Volunteers from various primarily migrant rights groups — loosely organized as the Tucson Rapid Response Group in a collaboration among Derechos Humanos, Borderlinks and Paisanos Unidos — have formed teams to observe immigration arrests, as well as help inform people of their rights and monitor potential abuses.
In the video, the deputy says the stop was for a traffic violation. The rapid response volunteer recording asks the deputy why he contacted Border Patrol. The deputy responds: “As a backup unit to me.” The volunteer asked not to be identified for fear of retaliation from law enforcement.
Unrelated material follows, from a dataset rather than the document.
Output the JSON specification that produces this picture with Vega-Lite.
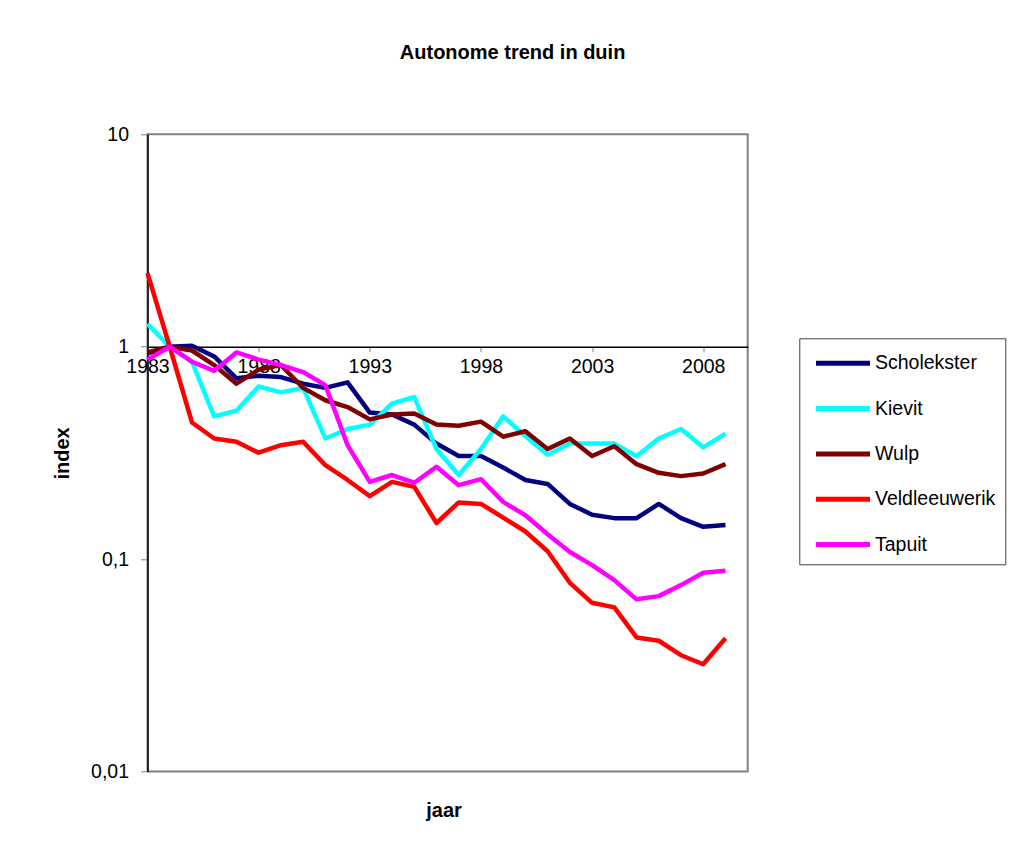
{
  "$schema": "https://vega.github.io/schema/vega-lite/v6.json",
  "width": 600.2,
  "height": 637.3,
  "autosize": {"type": "none"},
  "padding": {"left": 147.5, "top": 134.3, "right": 262.3, "bottom": 87.4},
  "background": "white",
  "config": {
    "font": "Liberation Sans",
    "view": {"stroke": "#808080", "strokeWidth": 2}
  },
  "title": {
    "text": "Autonome trend in duin",
    "fontSize": 20,
    "fontWeight": "bold",
    "font": "Liberation Sans",
    "color": "black",
    "anchor": "middle",
    "dx": 65,
    "offset": 61
  },
  "data": {
    "values": [
      {"jaar": 1983, "Scholekster": 0.93, "Kievit": 1.28, "Wulp": 0.94, "Veldleeuwerik": 2.22, "Tapuit": 0.87},
      {"jaar": 1984, "Scholekster": 1.0, "Kievit": 1.0, "Wulp": 1.0, "Veldleeuwerik": 1.0, "Tapuit": 1.0},
      {"jaar": 1985, "Scholekster": 1.01, "Kievit": 0.85, "Wulp": 0.96, "Veldleeuwerik": 0.44, "Tapuit": 0.85},
      {"jaar": 1986, "Scholekster": 0.9, "Kievit": 0.47, "Wulp": 0.82, "Veldleeuwerik": 0.37, "Tapuit": 0.77},
      {"jaar": 1987, "Scholekster": 0.71, "Kievit": 0.5, "Wulp": 0.67, "Veldleeuwerik": 0.357, "Tapuit": 0.94},
      {"jaar": 1988, "Scholekster": 0.73, "Kievit": 0.65, "Wulp": 0.78, "Veldleeuwerik": 0.317, "Tapuit": 0.87},
      {"jaar": 1989, "Scholekster": 0.72, "Kievit": 0.61, "Wulp": 0.82, "Veldleeuwerik": 0.344, "Tapuit": 0.82},
      {"jaar": 1990, "Scholekster": 0.67, "Kievit": 0.64, "Wulp": 0.64, "Veldleeuwerik": 0.357, "Tapuit": 0.76},
      {"jaar": 1991, "Scholekster": 0.64, "Kievit": 0.37, "Wulp": 0.56, "Veldleeuwerik": 0.277, "Tapuit": 0.66},
      {"jaar": 1992, "Scholekster": 0.68, "Kievit": 0.41, "Wulp": 0.52, "Veldleeuwerik": 0.236, "Tapuit": 0.344},
      {"jaar": 1993, "Scholekster": 0.49, "Kievit": 0.43, "Wulp": 0.455, "Veldleeuwerik": 0.198, "Tapuit": 0.231},
      {"jaar": 1994, "Scholekster": 0.48, "Kievit": 0.54, "Wulp": 0.48, "Veldleeuwerik": 0.231, "Tapuit": 0.249},
      {"jaar": 1995, "Scholekster": 0.43, "Kievit": 0.58, "Wulp": 0.485, "Veldleeuwerik": 0.219, "Tapuit": 0.229},
      {"jaar": 1996, "Scholekster": 0.35, "Kievit": 0.33, "Wulp": 0.43, "Veldleeuwerik": 0.148, "Tapuit": 0.272},
      {"jaar": 1997, "Scholekster": 0.306, "Kievit": 0.249, "Wulp": 0.425, "Veldleeuwerik": 0.185, "Tapuit": 0.223},
      {"jaar": 1998, "Scholekster": 0.306, "Kievit": 0.33, "Wulp": 0.444, "Veldleeuwerik": 0.182, "Tapuit": 0.238},
      {"jaar": 1999, "Scholekster": 0.27, "Kievit": 0.47, "Wulp": 0.377, "Veldleeuwerik": 0.157, "Tapuit": 0.186},
      {"jaar": 2000, "Scholekster": 0.236, "Kievit": 0.38, "Wulp": 0.4, "Veldleeuwerik": 0.135, "Tapuit": 0.161},
      {"jaar": 2001, "Scholekster": 0.226, "Kievit": 0.31, "Wulp": 0.33, "Veldleeuwerik": 0.109, "Tapuit": 0.131},
      {"jaar": 2002, "Scholekster": 0.182, "Kievit": 0.35, "Wulp": 0.37, "Veldleeuwerik": 0.0774, "Tapuit": 0.108},
      {"jaar": 2003, "Scholekster": 0.162, "Kievit": 0.35, "Wulp": 0.306, "Veldleeuwerik": 0.0623, "Tapuit": 0.0938},
      {"jaar": 2004, "Scholekster": 0.156, "Kievit": 0.35, "Wulp": 0.34, "Veldleeuwerik": 0.0593, "Tapuit": 0.0797},
      {"jaar": 2005, "Scholekster": 0.156, "Kievit": 0.305, "Wulp": 0.28, "Veldleeuwerik": 0.0428, "Tapuit": 0.0647},
      {"jaar": 2006, "Scholekster": 0.182, "Kievit": 0.37, "Wulp": 0.255, "Veldleeuwerik": 0.0413, "Tapuit": 0.067},
      {"jaar": 2007, "Scholekster": 0.156, "Kievit": 0.41, "Wulp": 0.246, "Veldleeuwerik": 0.0353, "Tapuit": 0.0755},
      {"jaar": 2008, "Scholekster": 0.142, "Kievit": 0.336, "Wulp": 0.253, "Veldleeuwerik": 0.032, "Tapuit": 0.0863},
      {"jaar": 2009, "Scholekster": 0.145, "Kievit": 0.39, "Wulp": 0.28, "Veldleeuwerik": 0.0424, "Tapuit": 0.0882}
    ]
  },
  "transform": [
    {"fold": ["Scholekster", "Kievit", "Wulp", "Veldleeuwerik", "Tapuit"], "as": ["soort", "index"]}
  ],
  "mark": {"type": "line", "strokeWidth": 4.5, "strokeJoin": "round"},
  "encoding": {
    "x": {
      "field": "jaar",
      "type": "quantitative",
      "scale": {"domain": [1983, 2010], "nice": false, "zero": false},
      "axis": {
        "orient": "bottom",
        "offset": -424.9,
        "values": [1983, 1988, 1993, 1998, 2003, 2008],
        "format": "d",
        "title": "jaar",
        "titleFontSize": 20,
        "titleFontWeight": "bold",
        "titleColor": "black",
        "titleX": 296,
        "titleY": 464,
        "titleBaseline": "middle",
        "titleAnchor": "middle",
        "labelFontSize": 19.5,
        "labelColor": "black",
        "labelPadding": 6,
        "labelFlush": false,
        "labelOverlap": false,
        "tickSize": 5,
        "tickColor": "#808080",
        "domainColor": "black",
        "domainWidth": 1.5,
        "grid": false
      }
    },
    "y": {
      "field": "index",
      "type": "quantitative",
      "scale": {"type": "log", "domain": [0.01, 10], "nice": false},
      "axis": {
        "values": [0.01, 0.1, 1, 10],
        "labelExpr": "replace(toString(datum.value), '.', ',')",
        "title": "index",
        "titleFontSize": 20,
        "titleFontWeight": "bold",
        "titleColor": "black",
        "titlePadding": 18,
        "labelFontSize": 19.5,
        "labelColor": "black",
        "labelPadding": 12,
        "tickSize": 7,
        "tickColor": "#808080",
        "domainColor": "black",
        "domainWidth": 1.5,
        "grid": false
      }
    },
    "color": {
      "field": "soort",
      "type": "nominal",
      "scale": {
        "domain": ["Scholekster", "Kievit", "Wulp", "Veldleeuwerik", "Tapuit"],
        "range": ["#000080", "#00FFFF", "#800000", "#FF0000", "#FF00FF"]
      },
      "legend": {
        "orient": "none",
        "legendX": 651.8,
        "legendY": 204,
        "title": null,
        "symbolType": "M-0.615,0H3.385",
        "symbolSize": 729,
        "symbolStrokeWidth": 5,
        "symbolFillColor": "transparent",
        "labelFontSize": 19.5,
        "labelColor": "black",
        "labelOffset": 34.7,
        "labelLimit": 300,
        "strokeColor": "#404040",
        "fillColor": "white",
        "padding": 9,
        "rowPadding": 19.3
      }
    }
  }
}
The rapid response group shared another video, taken in March at a parking lot in central Tucson, with Arizona Luminaria. The recording shows a deputy working with a Border Patrol agent and another official wearing a bullet-proof vest and black mask over his face after a traffic stop in Tucson.
Arizona Luminaria shared the videos with Nanos and the department’s public information officer, along with a list of questions about the interactions. The officials did not respond.
“Sheriff’s offices are accountable to the people they serve,” said Mitchell, the ACLU immigrants’ rights attorney. “Consistent and transparent recordkeeping is a critical function that furthers this duty.”
“Deviations risk misallocating the trust, power, and funding that constituents vest in their sheriff — and therefore require precise documentation of all communications with federal immigration authorities,” Mitchell said. “PCSD’s own rules reflect this.”
Pima County Supervisor Allen focused on ensuring the public understands policing priorities, especially in chaotic times.
“Local law enforcement – from leadership to the deputy on the street — need to be clear that collaboration with federal immigration enforcement is not a priority and does not serve our communities’ safety,” she said.